# Why does the cardinality of the vector space over a finite field of characteristic $p$ have to be a power of $p$?

In a lecture note that I have, it is written that

if $$F$$ is a field of $$q$$ elements of characteristic $$p$$, then $$q = p^m$$ for some $$m>0$$.

To show this, observe that $$F$$ is a vector space over the field $$F_p = \{n \cdot 1_F | n \in \mathbb{N}\}$$ with $$(n \cdot 1_F) * x = n \cdot x$$ for $$x\in F$$. So the result directly follows.

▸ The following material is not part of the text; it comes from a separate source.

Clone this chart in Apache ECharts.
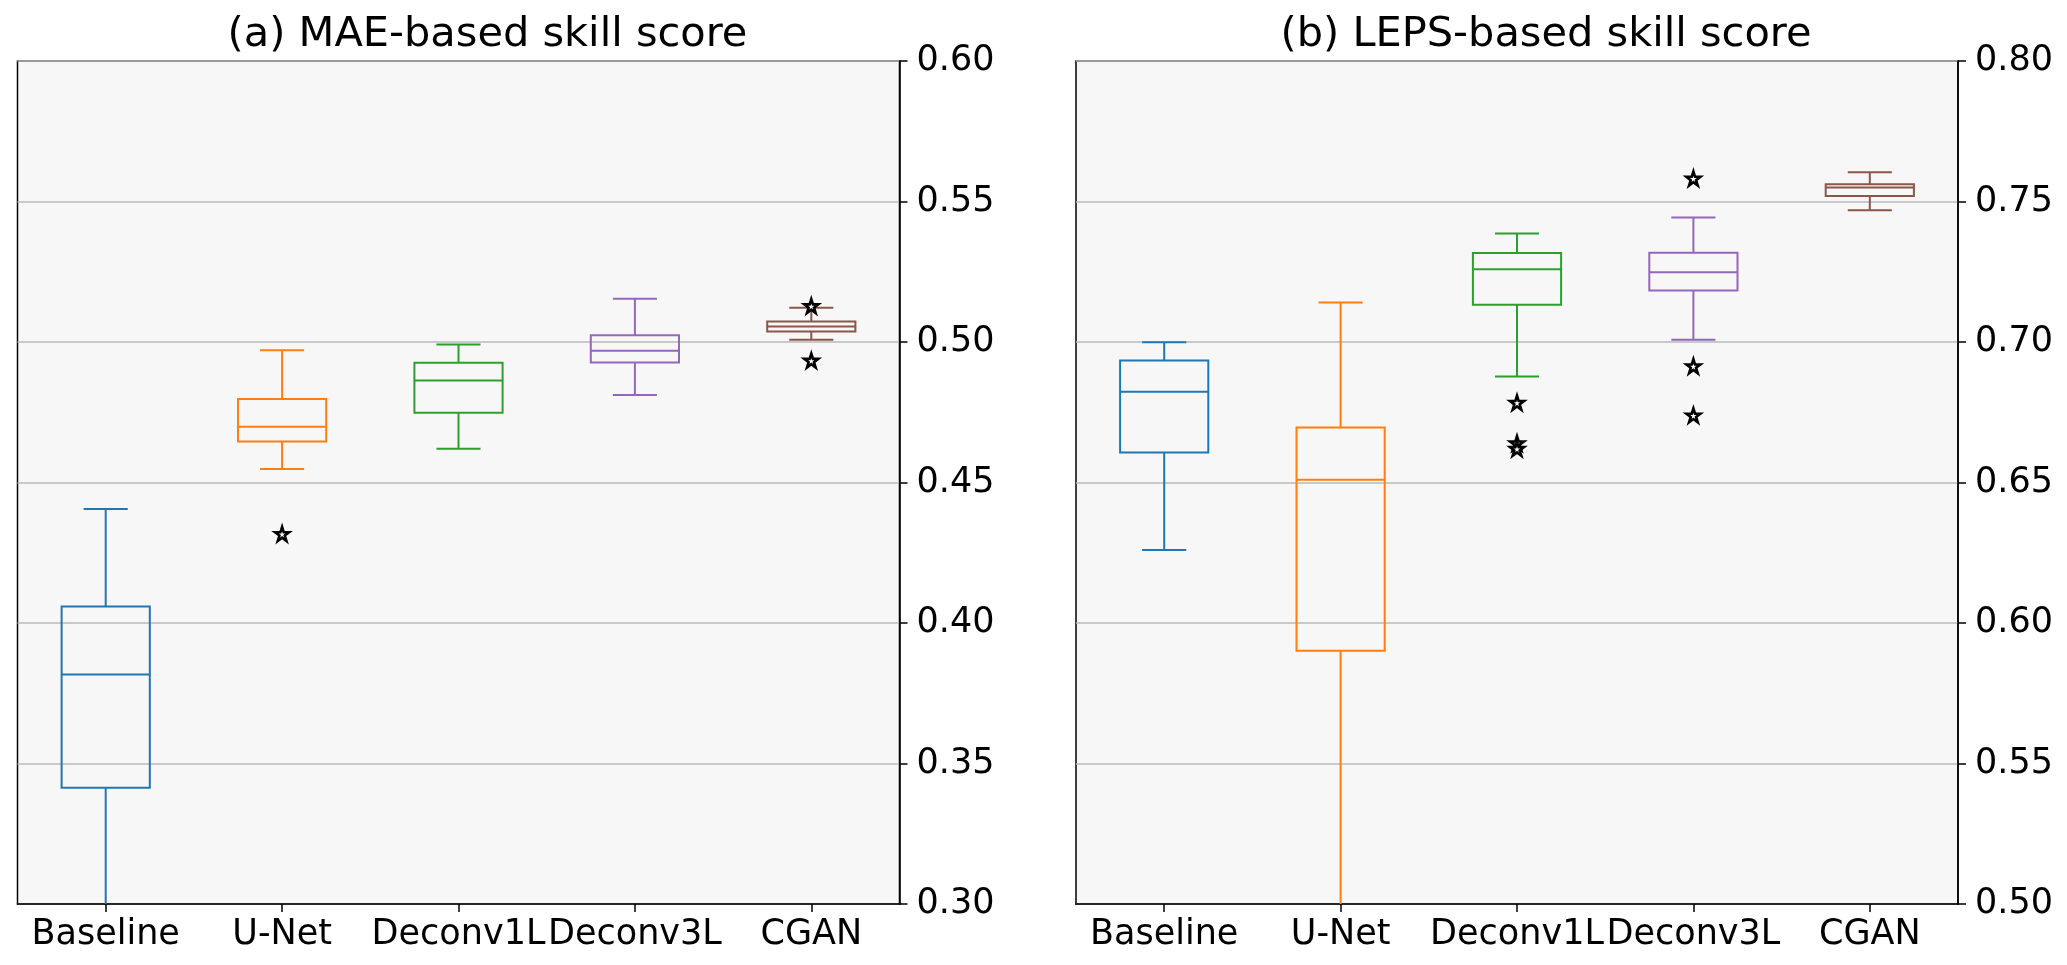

I can't understand why the cardinality of the vector space over a finite field of characteristic $$p$$ has to be a power of $$p$$.

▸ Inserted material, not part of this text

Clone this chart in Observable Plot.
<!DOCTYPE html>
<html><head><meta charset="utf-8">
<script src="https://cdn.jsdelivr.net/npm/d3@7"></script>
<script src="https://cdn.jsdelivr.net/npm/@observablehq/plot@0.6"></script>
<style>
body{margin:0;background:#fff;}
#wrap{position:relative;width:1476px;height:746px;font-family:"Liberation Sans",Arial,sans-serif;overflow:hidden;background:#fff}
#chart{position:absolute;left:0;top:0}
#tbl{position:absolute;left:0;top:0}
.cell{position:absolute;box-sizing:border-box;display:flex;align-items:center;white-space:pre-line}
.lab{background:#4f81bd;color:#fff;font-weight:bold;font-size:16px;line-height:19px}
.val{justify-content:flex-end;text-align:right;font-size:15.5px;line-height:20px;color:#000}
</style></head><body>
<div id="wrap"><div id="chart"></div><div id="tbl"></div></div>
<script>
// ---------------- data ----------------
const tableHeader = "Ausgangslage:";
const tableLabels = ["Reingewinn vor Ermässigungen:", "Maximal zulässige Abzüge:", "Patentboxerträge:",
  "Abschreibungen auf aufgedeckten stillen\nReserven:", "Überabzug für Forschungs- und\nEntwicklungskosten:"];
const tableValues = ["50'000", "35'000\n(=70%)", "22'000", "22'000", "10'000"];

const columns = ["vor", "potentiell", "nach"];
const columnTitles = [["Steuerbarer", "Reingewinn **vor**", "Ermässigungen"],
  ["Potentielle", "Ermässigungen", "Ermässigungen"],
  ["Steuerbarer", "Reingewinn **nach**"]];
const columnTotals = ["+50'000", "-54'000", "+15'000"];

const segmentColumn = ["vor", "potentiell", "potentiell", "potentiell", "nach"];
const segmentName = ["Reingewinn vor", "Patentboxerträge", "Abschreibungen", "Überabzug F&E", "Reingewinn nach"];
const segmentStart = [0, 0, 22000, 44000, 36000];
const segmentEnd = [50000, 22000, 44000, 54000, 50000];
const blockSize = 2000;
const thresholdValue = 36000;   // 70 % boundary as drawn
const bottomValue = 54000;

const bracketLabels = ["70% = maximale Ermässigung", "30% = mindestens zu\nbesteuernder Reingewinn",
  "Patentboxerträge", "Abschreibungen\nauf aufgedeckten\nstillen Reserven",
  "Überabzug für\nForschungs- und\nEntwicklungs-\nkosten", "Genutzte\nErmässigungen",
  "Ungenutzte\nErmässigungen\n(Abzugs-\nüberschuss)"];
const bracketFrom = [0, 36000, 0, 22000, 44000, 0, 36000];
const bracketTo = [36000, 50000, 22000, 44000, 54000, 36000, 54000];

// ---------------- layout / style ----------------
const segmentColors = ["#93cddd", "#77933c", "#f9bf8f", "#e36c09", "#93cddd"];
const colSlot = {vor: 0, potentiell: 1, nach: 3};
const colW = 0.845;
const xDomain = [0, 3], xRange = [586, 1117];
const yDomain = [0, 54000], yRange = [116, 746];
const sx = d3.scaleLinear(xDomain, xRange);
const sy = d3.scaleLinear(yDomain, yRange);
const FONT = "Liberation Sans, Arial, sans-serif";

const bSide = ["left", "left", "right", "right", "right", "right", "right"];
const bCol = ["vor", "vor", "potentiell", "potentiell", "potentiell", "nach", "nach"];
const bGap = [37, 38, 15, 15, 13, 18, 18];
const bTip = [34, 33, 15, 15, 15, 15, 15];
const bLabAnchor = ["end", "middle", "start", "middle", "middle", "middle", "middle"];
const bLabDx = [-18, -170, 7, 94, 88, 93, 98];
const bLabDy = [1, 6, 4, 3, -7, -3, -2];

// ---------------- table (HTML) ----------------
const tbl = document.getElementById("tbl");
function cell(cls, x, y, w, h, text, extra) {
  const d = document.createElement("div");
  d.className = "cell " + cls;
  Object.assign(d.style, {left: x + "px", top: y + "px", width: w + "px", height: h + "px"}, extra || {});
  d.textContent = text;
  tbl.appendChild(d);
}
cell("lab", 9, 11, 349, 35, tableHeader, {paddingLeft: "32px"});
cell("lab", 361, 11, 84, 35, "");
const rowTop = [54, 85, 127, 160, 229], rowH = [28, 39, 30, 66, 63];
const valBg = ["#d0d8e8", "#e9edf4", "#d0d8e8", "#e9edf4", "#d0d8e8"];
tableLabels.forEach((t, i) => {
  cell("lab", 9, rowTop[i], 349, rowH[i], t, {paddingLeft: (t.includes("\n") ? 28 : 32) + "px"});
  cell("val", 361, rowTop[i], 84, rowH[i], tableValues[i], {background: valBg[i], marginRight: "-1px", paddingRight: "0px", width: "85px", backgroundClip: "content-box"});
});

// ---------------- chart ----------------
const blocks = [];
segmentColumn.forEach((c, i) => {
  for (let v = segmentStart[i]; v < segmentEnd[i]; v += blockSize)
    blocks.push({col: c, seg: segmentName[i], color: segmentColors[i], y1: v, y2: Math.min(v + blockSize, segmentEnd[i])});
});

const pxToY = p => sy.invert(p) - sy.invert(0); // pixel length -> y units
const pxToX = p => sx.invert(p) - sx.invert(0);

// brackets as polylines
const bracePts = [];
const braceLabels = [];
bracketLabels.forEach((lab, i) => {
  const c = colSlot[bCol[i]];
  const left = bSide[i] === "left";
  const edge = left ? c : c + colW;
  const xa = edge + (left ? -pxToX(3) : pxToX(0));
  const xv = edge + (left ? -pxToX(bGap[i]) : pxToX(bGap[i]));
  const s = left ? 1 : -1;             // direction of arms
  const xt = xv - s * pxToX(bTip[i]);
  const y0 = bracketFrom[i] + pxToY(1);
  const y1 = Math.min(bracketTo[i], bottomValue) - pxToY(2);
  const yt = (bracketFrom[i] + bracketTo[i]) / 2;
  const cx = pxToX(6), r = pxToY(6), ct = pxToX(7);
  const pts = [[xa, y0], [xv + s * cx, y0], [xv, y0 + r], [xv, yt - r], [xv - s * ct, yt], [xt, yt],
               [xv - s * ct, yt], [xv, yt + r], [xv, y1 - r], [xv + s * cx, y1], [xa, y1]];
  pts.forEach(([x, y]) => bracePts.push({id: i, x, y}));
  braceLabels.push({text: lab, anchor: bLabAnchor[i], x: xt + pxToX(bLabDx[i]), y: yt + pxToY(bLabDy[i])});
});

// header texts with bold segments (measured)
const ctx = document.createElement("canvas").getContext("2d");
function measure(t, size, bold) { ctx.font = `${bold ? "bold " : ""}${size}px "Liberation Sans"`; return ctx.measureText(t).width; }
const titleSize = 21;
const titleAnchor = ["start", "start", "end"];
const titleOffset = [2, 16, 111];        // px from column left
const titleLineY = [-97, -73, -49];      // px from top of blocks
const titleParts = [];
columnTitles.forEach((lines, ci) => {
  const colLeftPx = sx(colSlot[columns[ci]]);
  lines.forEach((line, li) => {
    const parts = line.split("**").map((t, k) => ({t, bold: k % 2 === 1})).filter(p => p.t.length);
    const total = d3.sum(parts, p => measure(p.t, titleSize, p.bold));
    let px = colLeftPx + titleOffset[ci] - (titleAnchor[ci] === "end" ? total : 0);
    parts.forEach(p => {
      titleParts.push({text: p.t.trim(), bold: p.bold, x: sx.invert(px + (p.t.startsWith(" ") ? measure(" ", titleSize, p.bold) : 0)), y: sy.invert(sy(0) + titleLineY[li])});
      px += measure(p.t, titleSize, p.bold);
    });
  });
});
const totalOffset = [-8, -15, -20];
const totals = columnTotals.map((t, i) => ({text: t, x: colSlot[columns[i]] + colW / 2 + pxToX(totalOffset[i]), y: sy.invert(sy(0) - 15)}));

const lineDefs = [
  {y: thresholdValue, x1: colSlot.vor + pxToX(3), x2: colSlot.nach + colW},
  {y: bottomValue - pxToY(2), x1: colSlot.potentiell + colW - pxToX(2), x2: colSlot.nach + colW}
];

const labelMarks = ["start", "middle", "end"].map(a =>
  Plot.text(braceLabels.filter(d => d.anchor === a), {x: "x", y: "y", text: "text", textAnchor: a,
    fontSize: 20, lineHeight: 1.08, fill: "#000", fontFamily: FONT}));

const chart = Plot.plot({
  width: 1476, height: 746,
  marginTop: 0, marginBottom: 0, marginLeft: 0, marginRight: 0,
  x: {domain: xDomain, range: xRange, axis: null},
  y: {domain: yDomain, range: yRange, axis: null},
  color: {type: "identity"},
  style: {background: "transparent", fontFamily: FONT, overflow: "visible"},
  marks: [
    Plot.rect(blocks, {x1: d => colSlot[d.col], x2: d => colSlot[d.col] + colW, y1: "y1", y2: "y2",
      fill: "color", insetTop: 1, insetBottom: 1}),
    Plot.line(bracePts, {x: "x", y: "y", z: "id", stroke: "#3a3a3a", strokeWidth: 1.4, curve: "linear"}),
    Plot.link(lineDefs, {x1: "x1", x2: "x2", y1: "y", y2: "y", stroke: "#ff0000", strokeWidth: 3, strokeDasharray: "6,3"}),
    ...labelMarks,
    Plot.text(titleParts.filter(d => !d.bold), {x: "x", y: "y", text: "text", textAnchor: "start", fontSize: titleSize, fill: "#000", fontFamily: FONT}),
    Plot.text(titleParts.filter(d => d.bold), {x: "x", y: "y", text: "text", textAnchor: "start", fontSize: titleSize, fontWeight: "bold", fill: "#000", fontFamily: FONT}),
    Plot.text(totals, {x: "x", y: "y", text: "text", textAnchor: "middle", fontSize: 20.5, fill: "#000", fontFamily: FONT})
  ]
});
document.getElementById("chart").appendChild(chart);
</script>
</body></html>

• Take a basis and start counting linear combinations. – Randall Feb 18 at 16:15
• @Randall Well,.. actually I couldn't find a basis. – onurcanbektas Feb 18 at 16:16
• You don't need to find a basis. You just need to know one exists. – Wojowu Feb 18 at 16:17
• No you don't.. Call it $m$.... ("for some $m$....") – Randall Feb 18 at 16:22
• Best of luck. Yes, we could use a better search engine. – Jyrki Lahtonen Feb 20 at 8:27

Suppose $$F$$ has basis $$\{v_1, v_2, \ldots, v_m\}$$ over $$\mathbb{F}_p$$. Then each element $$x$$ of $$F$$ is uniquely expressible as $$x = c_1v_1 + c_2v_2 + \cdots +c_mv_m.$$ But there are $$p=|\mathbb{F}_p|$$ choices for $$c_1$$, $$p=|\mathbb{F}_p|$$ choices for $$c_2$$, ..., and $$p=|\mathbb{F}_p|$$ choices for $$c_m$$. Hence there are $$p^m$$ ways to build such linear combinations, so there are $$p^m$$ elements in $$F$$.